▼▼▼
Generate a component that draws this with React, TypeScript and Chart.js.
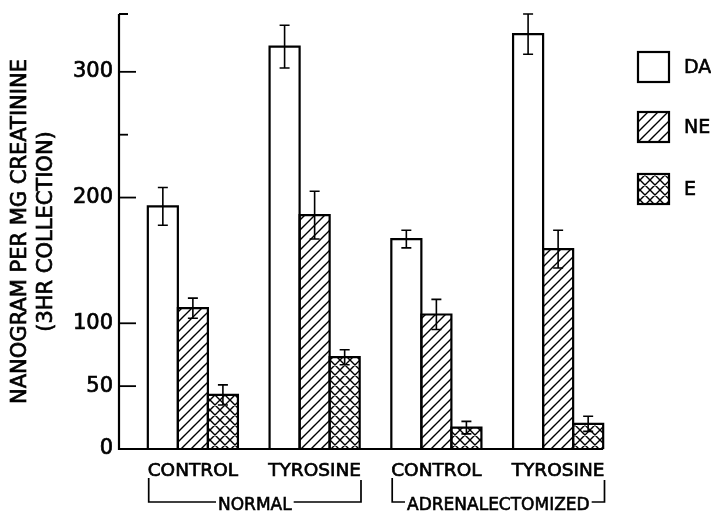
import React, { useEffect, useRef } from "react";
import { Chart, registerables } from "chart.js";

Chart.register(...registerables);

// ---- data ----
const categories = ["CONTROL", "TYROSINE", "CONTROL", "TYROSINE"];
const groupLabels = ["NORMAL", "ADRENALECTOMIZED"];
const groupRanges = [
  [0, 1],
  [2, 3],
];
const seriesNames = ["DA", "NE", "E"];
const daValues = [193, 320, 167, 330];
const daErrors = [15, 17, 7, 16];
const neValues = [112, 186, 107, 159];
const neErrors = [8, 19, 12, 15];
const eValues = [43, 73, 17, 20];
const eErrors = [8, 6, 5, 6];
const yTickLabels = [0, 50, 100, 200, 300];
const yUnlabeledTicks = [250];
const yMax = 346;
const yTitle = ["NANOGRAM PER MG CREATININE", "(3HR COLLECTION)"];

const FONT = "'DejaVu Sans', sans-serif";

function makePattern(kind: "hatch" | "cross"): CanvasPattern | string {
  const s = 10;
  const c = document.createElement("canvas");
  c.width = s;
  c.height = s;
  const g = c.getContext("2d");
  if (!g) return "#fff";
  g.fillStyle = "#fff";
  g.fillRect(0, 0, s, s);
  g.strokeStyle = "#000";
  g.lineWidth = 1.4;
  g.beginPath();
  g.moveTo(-1, s + 1);
  g.lineTo(s + 1, -1);
  g.moveTo(-1, 1);
  g.lineTo(1, -1);
  g.moveTo(s - 1, s + 1);
  g.lineTo(s + 1, s - 1);
  if (kind === "cross") {
    g.moveTo(-1, -1);
    g.lineTo(s + 1, s + 1);
    g.moveTo(s - 1, -1);
    g.lineTo(s + 1, 1);
    g.moveTo(-1, s - 1);
    g.lineTo(1, s + 1);
  }
  g.stroke();
  const p = g.createPattern(c, "repeat");
  return p || "#fff";
}

function boldText(ctx: CanvasRenderingContext2D, t: string, x: number, y: number) {
  ctx.fillText(t, x, y);
  ctx.strokeText(t, x, y);
}

export default function App() {
  const ref = useRef<HTMLCanvasElement | null>(null);

  useEffect(() => {
    const canvas = ref.current;
    if (!canvas) return;
    const hatch = makePattern("hatch");
    const cross = makePattern("cross");
    const fills = ["#ffffff", hatch, cross];
    const errors = [daErrors, neErrors, eErrors];

    const decor = {
      id: "decor",
      afterDatasetsDraw(chart: any) {
        const ctx: CanvasRenderingContext2D = chart.ctx;
        const area = chart.chartArea;
        const ys = chart.scales.y;
        const xs = chart.scales.x;
        ctx.save();
        ctx.strokeStyle = "#000";
        ctx.fillStyle = "#000";

        // bar outlines (centered on edges so neighbours share one line)
        ctx.lineWidth = 2.2;
        chart.data.datasets.forEach((_ds: any, di: number) => {
          const meta = chart.getDatasetMeta(di);
          meta.data.forEach((el: any) => {
            const l = el.x - el.width / 2;
            const r = el.x + el.width / 2;
            ctx.beginPath();
            ctx.moveTo(l, el.base);
            ctx.lineTo(l, el.y);
            ctx.lineTo(r, el.y);
            ctx.lineTo(r, el.base);
            ctx.stroke();
          });
        });

        // error bars
        ctx.lineWidth = 1.6;
        chart.data.datasets.forEach((ds: any, di: number) => {
          const meta = chart.getDatasetMeta(di);
          meta.data.forEach((el: any, i: number) => {
            const v = ds.data[i];
            const e = errors[di][i];
            const x = el.x;
            const yt = ys.getPixelForValue(v + e);
            const yb = ys.getPixelForValue(v - e);
            ctx.beginPath();
            ctx.moveTo(x, yt);
            ctx.lineTo(x, yb);
            ctx.moveTo(x - 5, yt);
            ctx.lineTo(x + 5, yt);
            ctx.moveTo(x - 5, yb);
            ctx.lineTo(x + 5, yb);
            ctx.stroke();
          });
        });

        // axes
        const axisX = area.left - 13;
        const lastMeta = chart.getDatasetMeta(2);
        const lastEl: any = lastMeta.data[lastMeta.data.length - 1];
        const rightEnd = lastEl.x + lastEl.width / 2;
        ctx.lineWidth = 2.2;
        ctx.beginPath();
        ctx.moveTo(axisX, area.top);
        ctx.lineTo(axisX, area.bottom);
        ctx.lineTo(rightEnd, area.bottom);
        ctx.moveTo(axisX, area.top);
        ctx.lineTo(axisX + 9, area.top);
        ctx.stroke();

        // y ticks
        ctx.lineWidth = 1.8;
        yTickLabels.forEach((v) => {
          if (v === 0) return;
          const y = ys.getPixelForValue(v);
          ctx.beginPath();
          ctx.moveTo(axisX, y);
          ctx.lineTo(axisX + 17, y);
          ctx.stroke();
        });
        yUnlabeledTicks.forEach((v) => {
          const y = ys.getPixelForValue(v);
          ctx.beginPath();
          ctx.moveTo(axisX, y);
          ctx.lineTo(axisX + 9, y);
          ctx.stroke();
        });
        ctx.lineWidth = 0.7;
        ctx.font = `21px ${FONT}`;
        ctx.textAlign = "right";
        ctx.textBaseline = "middle";
        yTickLabels.forEach((v) => {
          const y = ys.getPixelForValue(v);
          boldText(ctx, String(v), axisX - 6, y);
        });

        // y title
        ctx.save();
        ctx.translate(0, (area.top + area.bottom) / 2);
        ctx.rotate(-Math.PI / 2);
        ctx.textAlign = "center";
        ctx.textBaseline = "middle";
        ctx.font = `21px ${FONT}`;
        boldText(ctx, yTitle[0], 0, 21);
        boldText(ctx, yTitle[1], 0, 47);
        ctx.restore();

        // category labels
        ctx.font = `18.5px ${FONT}`;
        ctx.textAlign = "center";
        ctx.textBaseline = "middle";
        const labelY = 471;
        const widths: number[] = [];
        categories.forEach((c, i) => {
          const x = xs.getPixelForValue(i);
          boldText(ctx, c, x, labelY);
          widths.push(ctx.measureText(c).width);
        });

        // group brackets
        const brY = 502;
        groupLabels.forEach((g, gi) => {
          const [a, b] = groupRanges[gi];
          const left = xs.getPixelForValue(a) - widths[a] / 2 + 1;
          const right = xs.getPixelForValue(b) + widths[b] / 2;
          const mid = (left + right) / 2;
          ctx.font = `17px ${FONT}`;
          const tw = ctx.measureText(g).width;
          ctx.lineWidth = 1.7;
          ctx.beginPath();
          ctx.moveTo(left, 478);
          ctx.lineTo(left, brY);
          ctx.lineTo(mid - tw / 2 - 2, brY);
          ctx.moveTo(mid + tw / 2 + 2, brY);
          ctx.lineTo(right, brY);
          ctx.lineTo(right, 480);
          ctx.stroke();
          ctx.lineWidth = 0.6;
          ctx.textAlign = "center";
          ctx.textBaseline = "top";
          boldText(ctx, g, mid, 497);
        });

        // legend
        const boxX = 638;
        const boxW = 31;
        const boxH = 30;
        const centers = [67, 127, 189];
        seriesNames.forEach((n, i) => {
          const cy = centers[i];
          ctx.fillStyle = fills[i] as any;
          ctx.fillRect(boxX, cy - boxH / 2, boxW, boxH);
          ctx.lineWidth = 2.2;
          ctx.strokeStyle = "#000";
          ctx.strokeRect(boxX, cy - boxH / 2, boxW, boxH);
          ctx.fillStyle = "#000";
          ctx.font = `19px ${FONT}`;
          ctx.textAlign = "left";
          ctx.textBaseline = "middle";
          ctx.lineWidth = 0.6;
          boldText(ctx, n, 684, cy + 1);
        });

        ctx.restore();
      },
    };

    const chart = new Chart(canvas, {
      type: "bar",
      data: {
        labels: categories,
        datasets: [
          { label: seriesNames[0], data: daValues, backgroundColor: fills[0] as any },
          { label: seriesNames[1], data: neValues, backgroundColor: fills[1] as any },
          { label: seriesNames[2], data: eValues, backgroundColor: fills[2] as any },
        ].map((d) => ({
          ...d,
          borderColor: "#000",
          borderWidth: 0,
          categoryPercentage: 0.74,
          barPercentage: 1.0,
        })),
      },
      options: {
        responsive: false,
        maintainAspectRatio: false,
        animation: false,
        layout: { padding: { left: 132, right: 92, top: 14, bottom: 62 } },
        plugins: {
          legend: { display: false },
          tooltip: { enabled: false },
          title: { display: false },
        },
        scales: {
          x: { type: "category", display: false, offset: true, grid: { display: false } },
          y: { display: false, min: 0, max: yMax, grid: { display: false } },
        },
      },
      plugins: [decor],
    });
    return () => chart.destroy();
  }, []);

  return (
    <div style={{ position: "fixed", left: 0, top: 0, width: 711, height: 511, background: "#fff" }}>
      <canvas ref={ref} width={711} height={511} style={{ width: 711, height: 511, display: "block" }} />
    </div>
  );
}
▲▲▲
• **Task objective**: Restate only the lines running from the start of the material above through the line containing "Chart.register(...registerables);", ends included. No pictures.

• **Exercise solution**:
Generate a component that draws this with React, TypeScript and Chart.js.
import React, { useEffect, useRef } from "react";
import { Chart, registerables } from "chart.js";

Chart.register(...registerables);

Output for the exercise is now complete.